* **Objective**:
Find the word "matplotlib" in the material below and gather every line that contains it.

* **Source excerpt**:

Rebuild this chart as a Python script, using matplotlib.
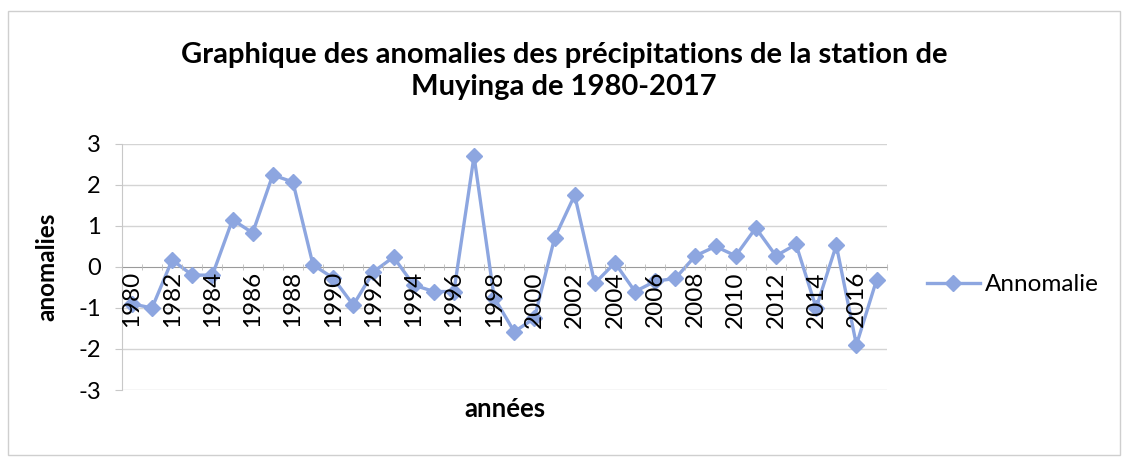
import matplotlib
matplotlib.use("Agg")
import matplotlib.pyplot as plt
from matplotlib.patches import Rectangle

# donnees
annees = list(range(1980, 2018))
anomalie = [-0.9, -1.0, 0.17, -0.2, -0.2, 1.15, 0.83, 2.24, 2.07, 0.05,
            -0.27, -0.93, -0.12, 0.24, -0.44, -0.6, -0.6, 2.7, -0.75, -1.58,
            -1.25, 0.7, 1.75, -0.4, 0.1, -0.6, -0.35, -0.28, 0.27, 0.5,
            0.27, 0.95, 0.27, 0.55, -1.0, 0.53, -1.9, -0.32]
etiquettes = [str(a) for a in annees[::2]]
graduations_y = [-3, -2, -1, 0, 1, 2, 3]

plt.rcParams['font.family'] = ['Lato', 'DejaVu Sans']
bleu = '#8DA6E0'

fig = plt.figure(figsize=(11.28, 4.61), dpi=100)
ax = fig.add_axes([0.108, 0.154, 0.678, 0.534])

x = list(range(len(annees)))
ax.plot(x, anomalie, color=bleu, lw=2.4, marker='D', ms=8, zorder=2,
        markerfacecolor=bleu, markeredgecolor=bleu, label='Annomalie')

# quadrillage sous la courbe
for v in graduations_y:
    if v != 0:
        ax.axhline(v, color='#d4d4d4', lw=1, zorder=0.5)

ax.set_xlim(-0.5, len(annees) - 0.5)
ax.set_ylim(-3, 3)
ax.set_yticks(graduations_y)
ax.set_yticklabels([str(v) for v in graduations_y], fontsize=17)

# axe des categories qui passe par zero, etiquettes par-dessus la courbe
for s in ['top', 'right']:
    ax.spines[s].set_visible(False)
ax.spines['bottom'].set_position(('data', 0))
ax.spines['bottom'].set_color('#9a9a9a')
ax.spines['bottom'].set_zorder(1)
ax.spines['left'].set_color('#c8c8c8')
ax.xaxis.set_zorder(3)
ax.set_xticks(x[::2])
ax.set_xticklabels(etiquettes, rotation=90, fontsize=17.5, va='top')
ax.set_xticks([i - 0.5 for i in x] + [len(x) - 0.5], minor=True)
ax.tick_params(axis='x', which='major', length=0, pad=3)
ax.tick_params(axis='x', which='minor', length=4, direction='inout', color='#bbbbbb')
ax.tick_params(axis='y', length=5, color='#c8c8c8', pad=10)

ax.set_ylabel('anomalies', fontsize=17.5, fontweight='bold', labelpad=14)
fig.text(0.448, 0.095, 'années', fontsize=18.5, fontweight='bold', ha='center')

fig.text(0.5, 0.846, 'Graphique des anomalies des précipitations de la station de\nMuyinga de 1980-2017',
         ha='center', va='center', fontsize=21, fontweight='bold', linespacing=1.3)

fig.legend(loc='center left', bbox_to_anchor=(0.802, 0.382), frameon=False,
           fontsize=17.5, handlelength=2.2, handletextpad=0.2)

fig.add_artist(Rectangle((0.007, 0.012), 0.986, 0.965, transform=fig.transFigure,
                         fill=False, edgecolor='#cfcfcf', lw=1))

fig.savefig('out.png', dpi=100)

* **Complete answer**:
Rebuild this chart as a Python script, using matplotlib.
import matplotlib
matplotlib.use("Agg")
import matplotlib.pyplot as plt
from matplotlib.patches import Rectangle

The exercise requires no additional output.